2016/05/06発行 ジャピオン863号掲載記事
飯沢諒さん
シェフになったきっかけは?
純粋に子供の頃から料理するのが好きで、よく母の手伝いをしていました。実は進学校に通っていたので大学に行くつもりだったのですが、それよりも手に職をつけたいし、好きなことを仕事にできればと思って調理師専門学校に入り、シェフを目指すことに決めました。
お学校を卒業後は?
1人の親方に3年間師事したのですが、職場の同僚が数人しかいなかったので、もっと大勢のシェフに囲まれて切磋琢磨(せっさたくま)しながら料理を勉強したいと思い、ロイヤルパークホテルに中途採用で入社することになりました。

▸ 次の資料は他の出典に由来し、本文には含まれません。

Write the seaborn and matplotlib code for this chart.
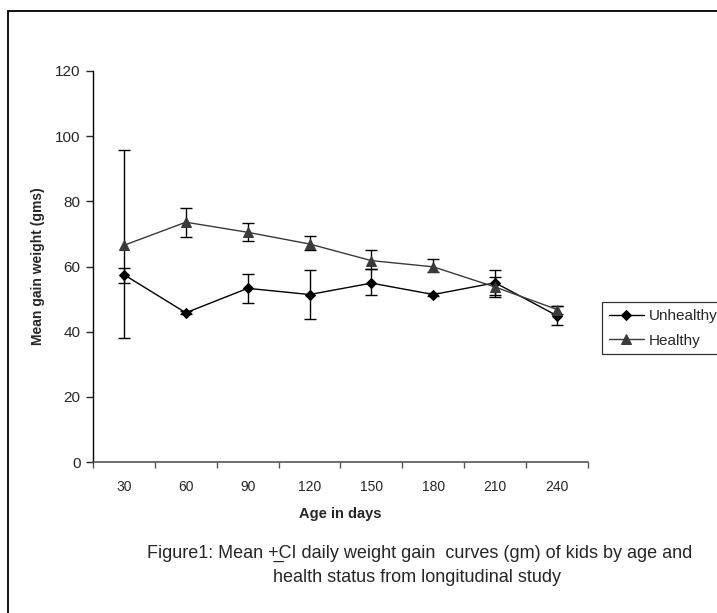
import numpy as np
import pandas as pd
import matplotlib
matplotlib.use('Agg')
import matplotlib.pyplot as plt
from matplotlib.patches import Rectangle
import seaborn as sns

# Values
days = [30, 60, 90, 120, 150, 180, 210, 240]
unhealthy_mean = [57.5, 45.8, 53.3, 51.4, 54.9, 51.4, 55.0, 44.9]
unhealthy_lo = [55.0, 45.3, 48.9, 43.9, 51.1, 50.9, 51.2, 41.9]
unhealthy_hi = [59.6, 46.3, 57.6, 58.9, 59.1, 51.9, 58.8, 47.9]
healthy_mean = [66.5, 73.6, 70.5, 66.9, 61.8, 59.9, 53.7, 46.8]
healthy_lo = [38.1, 69.0, 67.8, 65.0, 59.1, 58.2, 50.6, 45.5]
healthy_hi = [95.7, 78.1, 73.4, 69.3, 65.1, 62.2, 56.8, 48.0]
y_ticks = [0, 20, 40, 60, 80, 100, 120]

df = pd.DataFrame({
    'Age': days * 2,
    'Gain': unhealthy_mean + healthy_mean,
    'Status': ['Unhealthy'] * len(days) + ['Healthy'] * len(days),
})

sns.set_style('white')
plt.rcParams['font.family'] = ['Liberation Sans', 'DejaVu Sans']

fig = plt.figure(figsize=(7.17, 6.13), dpi=100)
ax = fig.add_axes([93 / 717, 1 - 462 / 613, (588 - 93) / 717, (462 - 71) / 613])

colors = {'Unhealthy': '#000000', 'Healthy': '#3a3a3a'}
markers = {'Unhealthy': 'D', 'Healthy': '^'}
sizes = {'Unhealthy': 5, 'Healthy': 7}

# error bars first, then lines with markers
for name, mean, lo, hi in [('Healthy', healthy_mean, healthy_lo, healthy_hi),
                           ('Unhealthy', unhealthy_mean, unhealthy_lo, unhealthy_hi)]:
    m = np.array(mean)
    yerr = [m - np.array(lo), np.array(hi) - m]
    ax.errorbar(days, m, yerr=yerr, fmt='none', ecolor='black',
                elinewidth=1.0, capsize=4, capthick=1.0, zorder=2)

for name in ['Unhealthy', 'Healthy']:
    sub = df[df['Status'] == name]
    sns.lineplot(data=sub, x='Age', y='Gain', ax=ax, color=colors[name],
                 marker=markers[name], markersize=sizes[name],
                 markeredgecolor=colors[name], linewidth=1.0, label=name,
                 legend=False, zorder=3)

ax.set_xlim(15, 255)
ax.set_ylim(0, 120)
ax.set_yticks(y_ticks)
ax.set_xticks(days)
ax.set_xticks(np.arange(15, 256, 30), minor=True)
ax.tick_params(axis='x', which='major', length=0, pad=13, labelsize=10)
ax.tick_params(axis='x', which='minor', length=4, width=1, color='#555555',
               direction='out', bottom=True)
ax.tick_params(axis='y', length=5, width=1, direction='out', left=True,
               labelsize=11, pad=4)

for side in ['top', 'right']:
    ax.spines[side].set_visible(False)
ax.spines['left'].set_color('black')
ax.spines['left'].set_linewidth(1.0)
ax.spines['bottom'].set_color('#555555')
ax.spines['bottom'].set_linewidth(1.2)

ax.set_xlabel('Age in days', fontsize=10.5, fontweight='bold', labelpad=9)
ax.set_ylabel('Mean gain weight (gms)', fontsize=10, fontweight='bold', labelpad=7)

handles, labels = ax.get_legend_handles_labels()
leg = fig.legend(handles, labels, loc='upper left',
                 bbox_to_anchor=(602 / 717, 1 - 302 / 613),
                 frameon=True, fancybox=False, edgecolor='black',
                 fontsize=11, handlelength=2.3, handletextpad=0.3,
                 borderpad=0.45, labelspacing=0.7, borderaxespad=0)
leg.get_frame().set_linewidth(0.9)

fig.text(420 / 717, 1 - 553 / 613,
         'Figure1: Mean +\u0332CI daily weight gain  curves (gm) of kids by age and',
         ha='center', va='center', fontsize=13)
fig.text(417 / 717, 1 - 578 / 613, 'health status from longitudinal study',
         ha='center', va='center', fontsize=13)

# outer frame of the chart area
fig.patches.append(Rectangle((8 / 717, -0.2), 1.5, 1.2 + (1 - 11 / 613) - 1,
                             transform=fig.transFigure, fill=False,
                             edgecolor='black', linewidth=1.3))

fig.savefig('out.png', dpi=100)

和食だけでも25人のシェフがいて、仲間が増えたのが心強かったです。
ワシントンDCの大使公邸料理人になったきっかけは?
ホテル入社後にうちのホテルから海外の大使公邸料理人を派遣するケースがあることを知り、機会があればいつか海外で勝負してみたいと思っていました。

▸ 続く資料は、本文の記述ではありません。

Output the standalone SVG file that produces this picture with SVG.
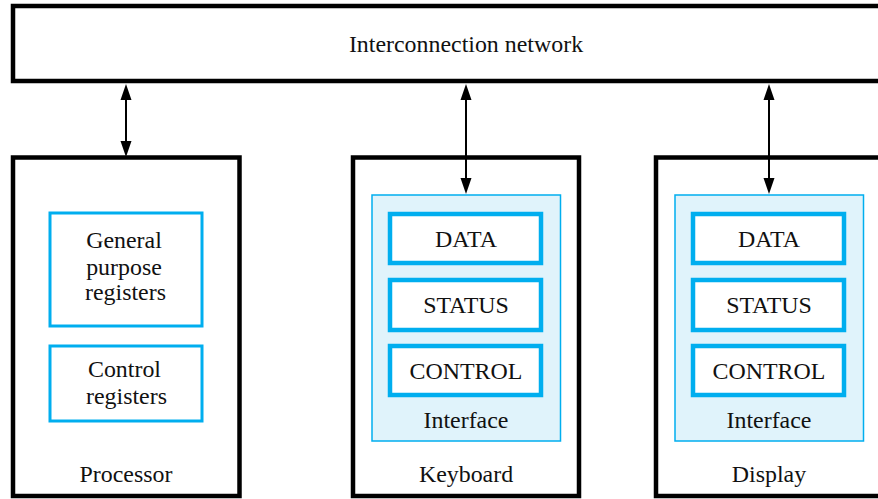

ある日上司から「DCに行ってみるか?」と打診があり、「行きます!」と迷わず即答しました。ただDCの歴代の大使公邸料理人は料理長をやっているような経験豊かな人ばかり。ですから、抜擢されてうれしかった一方で、「自分には荷が重い」とも感じて非常に気が引き締まる思いでした
実際にDCに公邸料理人として赴任してみて?
最初は震えるほど緊張していました。日本大使公邸という、日本を代表する場所で、外国の賓客に食事を出しているという重みを考えてしまうとプレッシャーなので、なるべく考えないようにしています(笑)。一番最初は、佐々江大使とあるアメリカ政府元閣僚の方の会食のフルコースを作りましたが、会食後に、大使とそのゲストの方から「おいしかった」「テストは合格だよ」と言われた時にはかなりほっとしましたね。
公邸料理人としてのやりがいは?
佐々江大使夫妻は懐が広くて、献立に関しては全面的に私たちシェフに任せてくれるので、そこには責任を感じますし、やりがいがあります。またお2人とも褒めて育てて下さるので、毎回「ありがとう。本当においしかった」と言って頂けるとシェフとして純粋にうれしく、「次回も頑張ろう」とやる気が出ます。
どんな料理が得意ですか?
私は日本料理のプロなので、苦手なもの、作れないものはありません。仕事としてやっているのでおいしくないものはお客さまには絶対にお出ししません。ですから特に「これが得意料理です」というのはないのです。おいしいかどうかの判断するのはあくまでもお客さまだと思っています。
今後どんなことに挑戦したいですか?
今の任期が終わればまずホテルに戻ってさらに料理の勉強をしたいです。将来的には自分の店を持ちたいと思っています!
『若者の日常チェック!』
彼らは日常をどうやって過ごしているのか。
仕事場、オフの姿を追う。




飯沢諒さん
調理師専門学校卒業後、東京都内の和食店で勤務。その後ロイヤルパークホテルに入社し、2012年11月から現職。
推薦者のことば

佐々江信子さん
駐米日本大使夫人
飯沢シェフには深い信頼を寄せています。リーダーシップと責任感があり、常に全体の場や相手のことを考えて料理を出すことができる人。高い美意識を持って丁寧に完成された料理は決して食べる人の期待を裏切りません。